Militer Israel telah mulai mengeluarkan puluhan ribu panggilan untuk pasukan cadangan, dengan tujuan untuk memperluas kampanye di Gaza, kata Panglima Angkatan Bersenjata Israel, Letnan Jenderal Eyal Zamir, dalam sebuah pernyataan pada hari Minggu. Menurut seorang pejabat Israel yang berbicara kepada Reuters, ofensif yang ditingkatkan oleh Israel di Gaza bisa mencakup penguasaan seluruh wilayah kantong tersebut. Rapat keamanan terjadi beberapa jam setelah bagian dari misil yang diluncurkan dari Yaman oleh kelompok Houthi yang didukung Iran jatuh dekat bandara utama Israel, Bandara Ben Gurion.
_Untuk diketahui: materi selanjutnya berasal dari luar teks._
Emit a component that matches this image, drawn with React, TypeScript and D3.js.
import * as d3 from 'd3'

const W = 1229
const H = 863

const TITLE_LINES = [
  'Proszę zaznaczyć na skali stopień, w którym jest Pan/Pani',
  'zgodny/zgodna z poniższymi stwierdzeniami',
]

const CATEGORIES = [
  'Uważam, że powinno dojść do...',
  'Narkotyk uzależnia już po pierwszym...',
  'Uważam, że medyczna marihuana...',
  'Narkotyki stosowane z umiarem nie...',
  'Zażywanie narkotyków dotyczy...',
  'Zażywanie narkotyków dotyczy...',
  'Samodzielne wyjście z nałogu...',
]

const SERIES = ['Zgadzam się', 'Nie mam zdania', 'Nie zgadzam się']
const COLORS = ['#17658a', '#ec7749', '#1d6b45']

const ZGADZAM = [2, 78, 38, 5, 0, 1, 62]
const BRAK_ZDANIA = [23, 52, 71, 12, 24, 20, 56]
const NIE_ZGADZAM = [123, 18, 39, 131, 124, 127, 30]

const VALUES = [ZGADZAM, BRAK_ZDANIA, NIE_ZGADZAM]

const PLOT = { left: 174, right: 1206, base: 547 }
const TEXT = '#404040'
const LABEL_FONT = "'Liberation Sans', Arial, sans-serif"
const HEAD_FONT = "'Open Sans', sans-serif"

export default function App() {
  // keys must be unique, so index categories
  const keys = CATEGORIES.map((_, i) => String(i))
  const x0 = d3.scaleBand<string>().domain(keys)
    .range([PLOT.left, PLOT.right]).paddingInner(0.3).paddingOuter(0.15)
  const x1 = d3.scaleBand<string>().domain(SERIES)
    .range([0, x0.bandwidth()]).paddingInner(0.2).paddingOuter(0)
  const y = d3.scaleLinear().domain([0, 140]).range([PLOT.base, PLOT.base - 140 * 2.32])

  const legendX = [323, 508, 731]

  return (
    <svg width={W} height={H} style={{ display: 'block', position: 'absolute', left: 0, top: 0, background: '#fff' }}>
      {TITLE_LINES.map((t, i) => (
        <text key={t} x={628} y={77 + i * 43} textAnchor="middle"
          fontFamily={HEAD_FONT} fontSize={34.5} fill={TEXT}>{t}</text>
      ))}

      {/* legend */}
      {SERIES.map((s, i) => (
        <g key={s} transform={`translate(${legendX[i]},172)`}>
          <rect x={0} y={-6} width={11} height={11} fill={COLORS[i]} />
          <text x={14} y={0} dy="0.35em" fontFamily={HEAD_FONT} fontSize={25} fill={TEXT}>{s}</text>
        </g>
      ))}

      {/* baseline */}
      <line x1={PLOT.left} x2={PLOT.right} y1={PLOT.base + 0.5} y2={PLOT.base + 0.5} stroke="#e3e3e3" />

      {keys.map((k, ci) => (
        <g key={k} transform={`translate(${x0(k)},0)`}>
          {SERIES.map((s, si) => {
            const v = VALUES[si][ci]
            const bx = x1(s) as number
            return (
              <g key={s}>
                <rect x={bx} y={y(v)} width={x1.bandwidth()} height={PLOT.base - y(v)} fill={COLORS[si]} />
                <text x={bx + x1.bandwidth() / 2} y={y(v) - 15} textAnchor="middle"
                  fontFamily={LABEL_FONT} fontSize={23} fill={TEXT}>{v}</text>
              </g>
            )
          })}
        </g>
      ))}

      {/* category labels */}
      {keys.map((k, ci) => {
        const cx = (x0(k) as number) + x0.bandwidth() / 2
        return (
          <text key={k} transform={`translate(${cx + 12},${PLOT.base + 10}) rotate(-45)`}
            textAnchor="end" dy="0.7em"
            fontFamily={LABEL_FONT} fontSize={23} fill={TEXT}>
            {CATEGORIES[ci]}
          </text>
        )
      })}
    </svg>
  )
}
Israel kembali melanjutkan operasi darat di Gaza pada bulan Maret setelah runtuhnya gencatan senjata yang didukung AS yang menghentikan pertempuran selama dua bulan. Kabinet keamanan juga menyetujui rencana baru untuk distribusi bantuan di Gaza, seperti yang dilaporkan oleh situs berita Ynet Israel pada hari Senin, meskipun belum jelas kapan pasokan akan diperbolehkan masuk ke kantong tersebut. Israel meluncurkan kampanye di Gaza sebagai balasan terhadap serangan teroris Hamas pada 7 Oktober 2023, yang menewaskan 1.200 orang dan menyebabkan 251 orang menjadi sandera di Gaza. Kampanye balasan ini telah menewaskan lebih dari 52.000 warga Palestina, menurut otoritas kesehatan setempat, dan merusak Jalur Gaza secara parah.
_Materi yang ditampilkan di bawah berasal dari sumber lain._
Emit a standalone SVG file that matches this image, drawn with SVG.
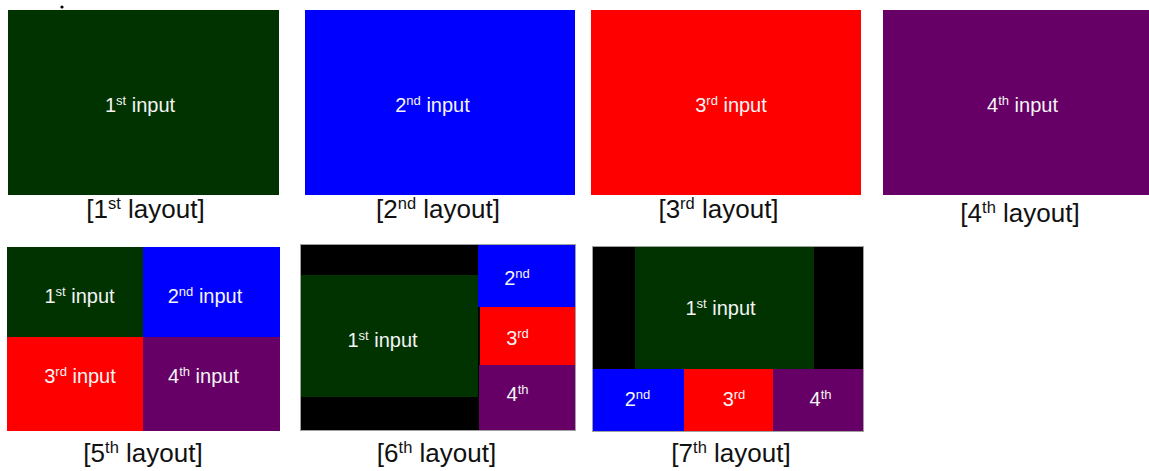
<svg xmlns="http://www.w3.org/2000/svg" width="1149" height="471" viewBox="0 0 1149 471">
<style>
text{font-family:"Liberation Sans",Arial,sans-serif}
.in{font-size:20px;fill:#f4f4f4;text-anchor:middle}
.in .s{font-size:13px}
.lb{font-size:26px;fill:#111;text-anchor:middle}
.lb .s{font-size:16.5px}
.g{fill:#003300}.b{fill:#0000ff}.r{fill:#ff0000}.p{fill:#660066}.k{fill:#000}
.fr{fill:none;stroke:#a0a0a0;stroke-width:1}
</style>
<rect width="1149" height="471" fill="#fff"/>
<circle cx="62" cy="7" r="1.6" fill="#000"/>

<g id="layout1">
<rect class="g" x="8" y="10" width="271" height="185"/>
<text class="in" x="140" y="112">1<tspan class="s" dy="-7">st</tspan><tspan dy="7"> input</tspan></text>
<text class="lb" x="145.5" y="218">[1<tspan class="s" dy="-9">st</tspan><tspan dy="9"> layout]</tspan></text>
</g>

<g id="layout2">
<rect class="b" x="305" y="10" width="270" height="185"/>
<text class="in" x="432.5" y="112">2<tspan class="s" dy="-7">nd</tspan><tspan dy="7"> input</tspan></text>
<text class="lb" x="438" y="218">[2<tspan class="s" dy="-9">nd</tspan><tspan dy="9"> layout]</tspan></text>
</g>

<g id="layout3">
<rect class="r" x="591" y="10" width="270" height="185"/>
<text class="in" x="731" y="112">3<tspan class="s" dy="-7">rd</tspan><tspan dy="7"> input</tspan></text>
<text class="lb" x="718.5" y="218">[3<tspan class="s" dy="-9">rd</tspan><tspan dy="9"> layout]</tspan></text>
</g>

<g id="layout4">
<rect class="p" x="883" y="10" width="266" height="185"/>
<text class="in" x="1022.5" y="112">4<tspan class="s" dy="-7">th</tspan><tspan dy="7"> input</tspan></text>
<text class="lb" x="1020" y="222">[4<tspan class="s" dy="-9">th</tspan><tspan dy="9"> layout]</tspan></text>
</g>

<g id="layout5">
<rect class="g" x="7" y="247" width="136" height="90"/>
<rect class="b" x="143" y="247" width="137" height="90"/>
<rect class="r" x="7" y="337" width="136" height="94"/>
<rect class="p" x="143" y="337" width="137" height="94"/>
<text class="in" x="79.5" y="303">1<tspan class="s" dy="-7">st</tspan><tspan dy="7"> input</tspan></text>
<text class="in" x="205" y="303">2<tspan class="s" dy="-7">nd</tspan><tspan dy="7"> input</tspan></text>
<text class="in" x="80" y="383">3<tspan class="s" dy="-7">rd</tspan><tspan dy="7"> input</tspan></text>
<text class="in" x="203.5" y="383">4<tspan class="s" dy="-7">th</tspan><tspan dy="7"> input</tspan></text>
<text class="lb" x="143" y="462">[5<tspan class="s" dy="-9">th</tspan><tspan dy="9"> layout]</tspan></text>
</g>

<g id="layout6">
<rect class="k" x="300" y="244" width="276" height="187"/>
<rect class="g" x="300" y="275" width="178" height="122"/>
<rect class="b" x="478" y="244" width="98" height="63"/>
<rect class="r" x="480" y="307" width="96" height="58"/>
<rect class="p" x="479" y="365" width="97" height="66"/>
<rect class="fr" x="300.5" y="244.5" width="275" height="186"/>
<text class="in" x="382.5" y="347">1<tspan class="s" dy="-7">st</tspan><tspan dy="7"> input</tspan></text>
<text class="in" x="517" y="285">2<tspan class="s" dy="-7">nd</tspan></text>
<text class="in" x="517.5" y="345">3<tspan class="s" dy="-7">rd</tspan></text>
<text class="in" x="517.5" y="401">4<tspan class="s" dy="-7">th</tspan></text>
<text class="lb" x="436.5" y="462">[6<tspan class="s" dy="-9">th</tspan><tspan dy="9"> layout]</tspan></text>
</g>

<g id="layout7">
<rect class="k" x="592" y="246" width="272" height="186"/>
<rect class="g" x="635" y="246" width="179" height="123"/>
<rect class="b" x="592" y="369" width="92" height="63"/>
<rect class="r" x="684" y="369" width="89" height="63"/>
<rect class="p" x="773" y="369" width="91" height="63"/>
<rect class="fr" x="592.5" y="246.5" width="271" height="185"/>
<text class="in" x="720.5" y="315">1<tspan class="s" dy="-7">st</tspan><tspan dy="7"> input</tspan></text>
<text class="in" x="637.5" y="406">2<tspan class="s" dy="-7">nd</tspan></text>
<text class="in" x="734" y="406">3<tspan class="s" dy="-7">rd</tspan></text>
<text class="in" x="820.5" y="406">4<tspan class="s" dy="-7">th</tspan></text>
<text class="lb" x="731" y="462">[7<tspan class="s" dy="-9">th</tspan><tspan dy="9"> layout]</tspan></text>
</g>
</svg>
Keluarga dari sandera khawatir bahwa pertempuran dapat membahayakan orang-orang terkasih mereka, sementara para kritikus mengatakan Israel berisiko terlibat dalam perang gerilya yang panjang dengan keuntungan terbatas dan tanpa strategi yang jelas. Survei menunjukkan dukungan publik yang menurun terhadap perang di kalangan warga Israel, banyak di antaranya lebih memilih untuk melihat kesepakatan gencatan senjata dicapai dan lebih banyak sandera dibebaskan. Hamas menyatakan bahwa mereka hanya akan membebaskan sandera sebagai bagian dari kesepakatan yang akan mengakhiri perang dan melihat pasukan Israel menarik diri dari seluruh Gaza. Ada dukungan yang semakin besar untuk mengakhiri perang Gaza di kalangan warga Israel yang turun ke jalan-jalan Tel Aviv pada bulan April untuk memprotes Perdana Menteri Benjamin Netanyahu.